Problem description
Let $\mathcal{C} = \{X \in \mathbb{R}^n \mid g(X) \leq 0\}$ with $g(X)$ a convex function. Suppose I need to solve the feasibility problem, for a given $r>0$ $$ \exists ^?X \in \mathcal{C} \cap \{ X\in \mathbb{R}^n \mid X^T \cdot X \geq r^2\}$$
My attempt
I need to solve the following optimization problem \begin{align} \min_{x \in \mathbb{R}^n} &\quad g(x) \\\text{s.t}&\quad x^T\cdot x \geq r^2 \end{align} This unfortunately is a minimization of a convex function over a concave domain.
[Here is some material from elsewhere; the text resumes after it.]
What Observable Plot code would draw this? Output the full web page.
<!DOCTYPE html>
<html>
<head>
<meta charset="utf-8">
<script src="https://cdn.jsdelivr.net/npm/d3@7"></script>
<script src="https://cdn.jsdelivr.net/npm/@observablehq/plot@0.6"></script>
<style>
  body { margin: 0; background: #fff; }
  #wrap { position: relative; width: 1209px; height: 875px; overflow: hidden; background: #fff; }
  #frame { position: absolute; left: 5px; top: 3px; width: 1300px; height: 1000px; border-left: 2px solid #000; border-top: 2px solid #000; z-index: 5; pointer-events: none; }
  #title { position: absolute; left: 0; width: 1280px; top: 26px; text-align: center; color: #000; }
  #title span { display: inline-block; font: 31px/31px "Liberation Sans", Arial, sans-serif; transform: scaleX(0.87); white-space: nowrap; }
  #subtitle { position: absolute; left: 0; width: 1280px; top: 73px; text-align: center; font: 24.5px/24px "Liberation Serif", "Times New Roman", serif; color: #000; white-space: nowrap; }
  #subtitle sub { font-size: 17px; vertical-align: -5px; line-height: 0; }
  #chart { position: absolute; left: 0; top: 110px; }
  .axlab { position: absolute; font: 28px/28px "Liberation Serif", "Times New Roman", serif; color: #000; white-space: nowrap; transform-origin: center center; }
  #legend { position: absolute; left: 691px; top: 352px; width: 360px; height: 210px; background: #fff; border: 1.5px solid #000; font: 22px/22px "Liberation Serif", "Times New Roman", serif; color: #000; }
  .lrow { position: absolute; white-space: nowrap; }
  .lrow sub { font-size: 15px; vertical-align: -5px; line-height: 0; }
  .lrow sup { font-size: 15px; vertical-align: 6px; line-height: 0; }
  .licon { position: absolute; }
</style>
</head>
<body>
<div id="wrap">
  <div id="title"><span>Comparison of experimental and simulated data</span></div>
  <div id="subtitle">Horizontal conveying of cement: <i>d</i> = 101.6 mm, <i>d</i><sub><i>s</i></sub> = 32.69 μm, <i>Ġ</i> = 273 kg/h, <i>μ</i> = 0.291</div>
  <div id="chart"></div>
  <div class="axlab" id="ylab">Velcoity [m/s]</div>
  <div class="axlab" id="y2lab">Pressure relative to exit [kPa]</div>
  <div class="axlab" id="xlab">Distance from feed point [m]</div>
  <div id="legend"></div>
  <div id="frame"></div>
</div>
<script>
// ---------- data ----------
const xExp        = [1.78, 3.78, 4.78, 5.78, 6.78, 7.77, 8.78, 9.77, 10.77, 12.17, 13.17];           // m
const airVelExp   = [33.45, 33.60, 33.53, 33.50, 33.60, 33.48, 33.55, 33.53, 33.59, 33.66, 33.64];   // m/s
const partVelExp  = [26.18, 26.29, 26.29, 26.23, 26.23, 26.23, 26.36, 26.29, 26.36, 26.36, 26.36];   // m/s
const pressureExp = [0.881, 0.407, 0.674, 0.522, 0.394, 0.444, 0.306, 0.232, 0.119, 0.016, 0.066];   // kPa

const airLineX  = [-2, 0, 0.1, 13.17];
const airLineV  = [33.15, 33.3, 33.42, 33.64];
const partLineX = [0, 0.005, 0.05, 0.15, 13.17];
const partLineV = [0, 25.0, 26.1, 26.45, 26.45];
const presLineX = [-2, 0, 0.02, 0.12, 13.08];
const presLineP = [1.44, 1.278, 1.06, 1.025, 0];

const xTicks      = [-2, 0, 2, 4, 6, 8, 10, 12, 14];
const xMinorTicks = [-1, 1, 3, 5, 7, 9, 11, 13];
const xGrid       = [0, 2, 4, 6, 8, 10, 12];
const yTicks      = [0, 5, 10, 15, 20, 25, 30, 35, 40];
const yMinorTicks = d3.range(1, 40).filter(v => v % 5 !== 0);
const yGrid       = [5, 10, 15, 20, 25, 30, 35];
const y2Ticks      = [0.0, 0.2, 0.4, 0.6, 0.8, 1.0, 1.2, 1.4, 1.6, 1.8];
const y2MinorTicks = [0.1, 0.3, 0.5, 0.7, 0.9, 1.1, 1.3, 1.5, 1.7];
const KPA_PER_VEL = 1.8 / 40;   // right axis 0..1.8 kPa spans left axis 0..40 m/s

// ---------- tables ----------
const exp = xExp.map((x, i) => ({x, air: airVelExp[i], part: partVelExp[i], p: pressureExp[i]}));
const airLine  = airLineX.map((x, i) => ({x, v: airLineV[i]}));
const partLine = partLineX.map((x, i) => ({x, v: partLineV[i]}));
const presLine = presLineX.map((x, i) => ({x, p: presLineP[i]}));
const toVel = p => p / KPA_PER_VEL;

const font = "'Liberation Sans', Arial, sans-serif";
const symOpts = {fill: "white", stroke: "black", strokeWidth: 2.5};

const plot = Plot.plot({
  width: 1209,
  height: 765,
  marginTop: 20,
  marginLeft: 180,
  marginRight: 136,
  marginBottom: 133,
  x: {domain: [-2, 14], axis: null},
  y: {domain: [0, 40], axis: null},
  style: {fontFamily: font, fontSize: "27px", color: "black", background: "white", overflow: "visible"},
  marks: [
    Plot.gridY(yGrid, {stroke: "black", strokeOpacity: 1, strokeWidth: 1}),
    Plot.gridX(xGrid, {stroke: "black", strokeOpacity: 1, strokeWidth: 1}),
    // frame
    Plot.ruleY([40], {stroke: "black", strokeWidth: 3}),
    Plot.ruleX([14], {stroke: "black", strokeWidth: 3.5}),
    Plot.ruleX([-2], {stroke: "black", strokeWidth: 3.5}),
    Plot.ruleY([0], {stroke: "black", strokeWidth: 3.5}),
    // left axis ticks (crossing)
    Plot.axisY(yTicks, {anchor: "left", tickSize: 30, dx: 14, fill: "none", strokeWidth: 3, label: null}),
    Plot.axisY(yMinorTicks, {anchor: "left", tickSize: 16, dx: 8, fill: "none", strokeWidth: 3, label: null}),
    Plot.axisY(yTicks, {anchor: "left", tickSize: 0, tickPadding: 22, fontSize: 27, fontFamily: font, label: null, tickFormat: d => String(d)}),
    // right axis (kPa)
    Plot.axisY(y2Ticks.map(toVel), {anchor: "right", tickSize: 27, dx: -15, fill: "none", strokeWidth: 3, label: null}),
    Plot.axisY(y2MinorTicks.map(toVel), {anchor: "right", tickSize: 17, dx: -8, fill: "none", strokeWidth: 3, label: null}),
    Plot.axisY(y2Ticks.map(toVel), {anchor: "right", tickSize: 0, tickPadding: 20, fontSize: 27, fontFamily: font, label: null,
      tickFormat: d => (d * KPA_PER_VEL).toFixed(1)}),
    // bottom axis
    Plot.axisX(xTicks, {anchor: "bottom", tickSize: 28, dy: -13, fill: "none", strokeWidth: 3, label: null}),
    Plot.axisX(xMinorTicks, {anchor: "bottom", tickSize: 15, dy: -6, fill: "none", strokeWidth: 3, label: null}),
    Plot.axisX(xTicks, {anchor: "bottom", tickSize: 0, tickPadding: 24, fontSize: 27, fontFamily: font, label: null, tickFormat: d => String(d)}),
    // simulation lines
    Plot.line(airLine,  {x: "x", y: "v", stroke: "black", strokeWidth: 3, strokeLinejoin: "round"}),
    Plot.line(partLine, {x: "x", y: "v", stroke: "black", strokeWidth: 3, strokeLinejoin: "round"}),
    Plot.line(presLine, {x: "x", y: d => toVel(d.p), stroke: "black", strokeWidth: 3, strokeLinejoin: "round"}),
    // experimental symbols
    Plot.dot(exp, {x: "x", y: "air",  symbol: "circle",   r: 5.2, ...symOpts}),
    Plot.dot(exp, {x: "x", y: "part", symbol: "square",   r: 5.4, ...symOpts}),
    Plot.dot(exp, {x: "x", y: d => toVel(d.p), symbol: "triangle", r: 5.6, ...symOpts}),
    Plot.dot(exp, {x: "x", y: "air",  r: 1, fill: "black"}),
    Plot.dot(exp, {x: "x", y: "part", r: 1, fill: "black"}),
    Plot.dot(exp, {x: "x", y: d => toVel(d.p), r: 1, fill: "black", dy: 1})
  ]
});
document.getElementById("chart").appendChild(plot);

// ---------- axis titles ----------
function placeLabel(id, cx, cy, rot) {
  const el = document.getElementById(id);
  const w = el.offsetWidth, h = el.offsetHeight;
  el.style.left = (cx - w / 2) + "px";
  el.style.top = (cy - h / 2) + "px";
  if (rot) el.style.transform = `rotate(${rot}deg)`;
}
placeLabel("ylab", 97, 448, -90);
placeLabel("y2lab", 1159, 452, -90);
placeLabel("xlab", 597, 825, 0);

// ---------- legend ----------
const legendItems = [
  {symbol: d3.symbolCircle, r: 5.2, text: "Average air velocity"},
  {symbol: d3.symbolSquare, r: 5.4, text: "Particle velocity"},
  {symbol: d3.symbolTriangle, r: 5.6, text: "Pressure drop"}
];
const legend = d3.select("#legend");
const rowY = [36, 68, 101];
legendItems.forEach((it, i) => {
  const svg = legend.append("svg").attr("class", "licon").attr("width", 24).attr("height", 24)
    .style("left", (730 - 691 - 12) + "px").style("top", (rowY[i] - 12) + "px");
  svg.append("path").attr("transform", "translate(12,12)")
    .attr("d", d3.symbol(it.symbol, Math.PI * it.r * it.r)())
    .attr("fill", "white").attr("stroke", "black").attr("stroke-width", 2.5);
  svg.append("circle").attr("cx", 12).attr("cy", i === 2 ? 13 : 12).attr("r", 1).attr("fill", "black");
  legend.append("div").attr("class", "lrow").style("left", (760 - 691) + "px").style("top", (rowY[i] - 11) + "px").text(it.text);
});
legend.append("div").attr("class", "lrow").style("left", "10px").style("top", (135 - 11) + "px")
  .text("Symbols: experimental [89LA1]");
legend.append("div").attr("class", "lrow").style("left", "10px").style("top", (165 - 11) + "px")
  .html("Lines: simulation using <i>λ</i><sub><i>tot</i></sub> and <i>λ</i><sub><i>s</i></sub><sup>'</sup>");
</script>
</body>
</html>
However, consider the following matrix: $$ Q = \begin{bmatrix} A &B\\ B^T &C\end{bmatrix} \in \mathbb{R}^{(n+m)\times(n+m)}$$ with $C \in \mathbb{R}^{m\times m}$, $B \in \mathbb{R}^{n\times m}$ and $A \in \mathbb{R}^{n\times n}$. Then according to Schur's complement theorem one has: $$ C \succeq 0 \implies \left( Q \succeq0 \iff A - B \cdot C^{-1} \cdot B^T \succeq 0\right)$$ Therefore, because $\mathcal{I} \succeq 0$ \begin{align} r^2 - X^T\cdot X \geq 0 \iff X^T\cdot X \leq r^2 \iff \begin{bmatrix} r^2 &X^T\\ X &\mathcal{I}\end{bmatrix} \succeq 0 \end{align} Therefore $$ \begin{bmatrix} r^2 &X^T\\ X &\mathcal{I}\end{bmatrix} \nsucceq 0 \Rightarrow r^2 - X^T\cdot X < 0 $$ Hence a sufficient (but not necessary) condition for $X^T\cdot X \geq r^2$ is $\begin{bmatrix} r^2 &X^T\\ X &\mathcal{I}\end{bmatrix} \preceq 0$, which is convex in $X$. It is obtained: \begin{align} \min_{x \in \mathbb{R}^n} &\quad g(x) \\ \text{s.t} &\quad \begin{bmatrix} r^2 &X^T\\ X &\mathcal{I}\end{bmatrix} \preceq 0 \end{align}
Question
Is this correct? I am afraid while the necessary condition being the matrix not to be positive definite, asking for it to be negative definite is too much! Are there any better solution?